[Records shown]
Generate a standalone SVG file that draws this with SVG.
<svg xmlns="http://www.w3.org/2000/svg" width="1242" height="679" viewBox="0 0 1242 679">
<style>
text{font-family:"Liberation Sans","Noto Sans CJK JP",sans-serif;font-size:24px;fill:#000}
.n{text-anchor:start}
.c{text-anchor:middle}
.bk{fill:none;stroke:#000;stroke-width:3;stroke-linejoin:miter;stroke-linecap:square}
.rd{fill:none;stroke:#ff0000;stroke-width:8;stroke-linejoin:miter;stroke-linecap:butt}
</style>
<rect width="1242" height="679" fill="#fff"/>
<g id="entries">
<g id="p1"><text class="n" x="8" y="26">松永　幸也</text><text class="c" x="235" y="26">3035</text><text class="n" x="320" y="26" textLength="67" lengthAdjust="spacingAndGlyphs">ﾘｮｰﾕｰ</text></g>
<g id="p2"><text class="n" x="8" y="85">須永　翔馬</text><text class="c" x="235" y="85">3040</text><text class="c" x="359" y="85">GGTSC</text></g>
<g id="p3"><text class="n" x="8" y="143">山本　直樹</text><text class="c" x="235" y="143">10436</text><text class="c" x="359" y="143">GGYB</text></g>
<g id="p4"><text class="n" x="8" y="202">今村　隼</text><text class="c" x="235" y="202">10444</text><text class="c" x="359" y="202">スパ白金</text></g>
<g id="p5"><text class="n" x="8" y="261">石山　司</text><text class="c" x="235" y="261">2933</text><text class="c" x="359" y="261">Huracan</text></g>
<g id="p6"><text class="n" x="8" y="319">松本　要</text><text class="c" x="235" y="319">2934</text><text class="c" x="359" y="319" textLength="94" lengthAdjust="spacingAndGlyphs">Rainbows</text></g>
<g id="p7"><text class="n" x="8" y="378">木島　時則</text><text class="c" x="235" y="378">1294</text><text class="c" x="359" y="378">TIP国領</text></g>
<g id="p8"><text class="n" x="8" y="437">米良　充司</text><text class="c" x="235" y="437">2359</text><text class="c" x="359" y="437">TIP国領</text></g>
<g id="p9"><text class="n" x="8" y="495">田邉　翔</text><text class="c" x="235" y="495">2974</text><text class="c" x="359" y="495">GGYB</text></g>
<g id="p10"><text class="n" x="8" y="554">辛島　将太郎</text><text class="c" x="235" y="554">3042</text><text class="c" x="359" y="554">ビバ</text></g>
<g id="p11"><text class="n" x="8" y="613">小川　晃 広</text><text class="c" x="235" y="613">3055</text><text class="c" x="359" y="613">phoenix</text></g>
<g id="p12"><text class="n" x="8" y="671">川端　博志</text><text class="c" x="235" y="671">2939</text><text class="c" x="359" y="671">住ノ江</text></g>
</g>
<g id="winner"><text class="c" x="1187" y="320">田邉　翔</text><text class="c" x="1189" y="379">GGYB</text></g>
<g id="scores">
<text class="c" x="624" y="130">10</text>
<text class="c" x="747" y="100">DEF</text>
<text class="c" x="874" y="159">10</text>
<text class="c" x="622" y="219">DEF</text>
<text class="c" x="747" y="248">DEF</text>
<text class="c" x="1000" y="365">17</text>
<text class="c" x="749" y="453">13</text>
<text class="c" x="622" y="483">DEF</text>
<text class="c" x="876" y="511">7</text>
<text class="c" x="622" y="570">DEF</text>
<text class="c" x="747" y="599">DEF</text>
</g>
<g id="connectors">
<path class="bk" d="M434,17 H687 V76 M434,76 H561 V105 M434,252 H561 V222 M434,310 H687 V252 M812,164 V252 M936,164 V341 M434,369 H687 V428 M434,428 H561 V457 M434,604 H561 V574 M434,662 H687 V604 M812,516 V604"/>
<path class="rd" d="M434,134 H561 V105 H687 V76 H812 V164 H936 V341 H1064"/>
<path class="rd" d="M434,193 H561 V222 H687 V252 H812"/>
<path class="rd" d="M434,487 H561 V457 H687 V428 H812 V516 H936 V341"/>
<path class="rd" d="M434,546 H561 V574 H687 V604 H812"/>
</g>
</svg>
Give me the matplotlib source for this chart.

[Task description] Repeat each record exactly. Omit nothing.

[Worked answer]
Generate a standalone SVG file that draws this with SVG.
<svg xmlns="http://www.w3.org/2000/svg" width="1242" height="679" viewBox="0 0 1242 679">
<style>
text{font-family:"Liberation Sans","Noto Sans CJK JP",sans-serif;font-size:24px;fill:#000}
.n{text-anchor:start}
.c{text-anchor:middle}
.bk{fill:none;stroke:#000;stroke-width:3;stroke-linejoin:miter;stroke-linecap:square}
.rd{fill:none;stroke:#ff0000;stroke-width:8;stroke-linejoin:miter;stroke-linecap:butt}
</style>
<rect width="1242" height="679" fill="#fff"/>
<g id="entries">
<g id="p1"><text class="n" x="8" y="26">松永　幸也</text><text class="c" x="235" y="26">3035</text><text class="n" x="320" y="26" textLength="67" lengthAdjust="spacingAndGlyphs">ﾘｮｰﾕｰ</text></g>
<g id="p2"><text class="n" x="8" y="85">須永　翔馬</text><text class="c" x="235" y="85">3040</text><text class="c" x="359" y="85">GGTSC</text></g>
<g id="p3"><text class="n" x="8" y="143">山本　直樹</text><text class="c" x="235" y="143">10436</text><text class="c" x="359" y="143">GGYB</text></g>
<g id="p4"><text class="n" x="8" y="202">今村　隼</text><text class="c" x="235" y="202">10444</text><text class="c" x="359" y="202">スパ白金</text></g>
<g id="p5"><text class="n" x="8" y="261">石山　司</text><text class="c" x="235" y="261">2933</text><text class="c" x="359" y="261">Huracan</text></g>
<g id="p6"><text class="n" x="8" y="319">松本　要</text><text class="c" x="235" y="319">2934</text><text class="c" x="359" y="319" textLength="94" lengthAdjust="spacingAndGlyphs">Rainbows</text></g>
<g id="p7"><text class="n" x="8" y="378">木島　時則</text><text class="c" x="235" y="378">1294</text><text class="c" x="359" y="378">TIP国領</text></g>
<g id="p8"><text class="n" x="8" y="437">米良　充司</text><text class="c" x="235" y="437">2359</text><text class="c" x="359" y="437">TIP国領</text></g>
<g id="p9"><text class="n" x="8" y="495">田邉　翔</text><text class="c" x="235" y="495">2974</text><text class="c" x="359" y="495">GGYB</text></g>
<g id="p10"><text class="n" x="8" y="554">辛島　将太郎</text><text class="c" x="235" y="554">3042</text><text class="c" x="359" y="554">ビバ</text></g>
<g id="p11"><text class="n" x="8" y="613">小川　晃 広</text><text class="c" x="235" y="613">3055</text><text class="c" x="359" y="613">phoenix</text></g>
<g id="p12"><text class="n" x="8" y="671">川端　博志</text><text class="c" x="235" y="671">2939</text><text class="c" x="359" y="671">住ノ江</text></g>
</g>
<g id="winner"><text class="c" x="1187" y="320">田邉　翔</text><text class="c" x="1189" y="379">GGYB</text></g>
<g id="scores">
<text class="c" x="624" y="130">10</text>
<text class="c" x="747" y="100">DEF</text>
<text class="c" x="874" y="159">10</text>
<text class="c" x="622" y="219">DEF</text>
<text class="c" x="747" y="248">DEF</text>
<text class="c" x="1000" y="365">17</text>
<text class="c" x="749" y="453">13</text>
<text class="c" x="622" y="483">DEF</text>
<text class="c" x="876" y="511">7</text>
<text class="c" x="622" y="570">DEF</text>
<text class="c" x="747" y="599">DEF</text>
</g>
<g id="connectors">
<path class="bk" d="M434,17 H687 V76 M434,76 H561 V105 M434,252 H561 V222 M434,310 H687 V252 M812,164 V252 M936,164 V341 M434,369 H687 V428 M434,428 H561 V457 M434,604 H561 V574 M434,662 H687 V604 M812,516 V604"/>
<path class="rd" d="M434,134 H561 V105 H687 V76 H812 V164 H936 V341 H1064"/>
<path class="rd" d="M434,193 H561 V222 H687 V252 H812"/>
<path class="rd" d="M434,487 H561 V457 H687 V428 H812 V516 H936 V341"/>
<path class="rd" d="M434,546 H561 V574 H687 V604 H812"/>
</g>
</svg>
Give me the matplotlib source for this chart.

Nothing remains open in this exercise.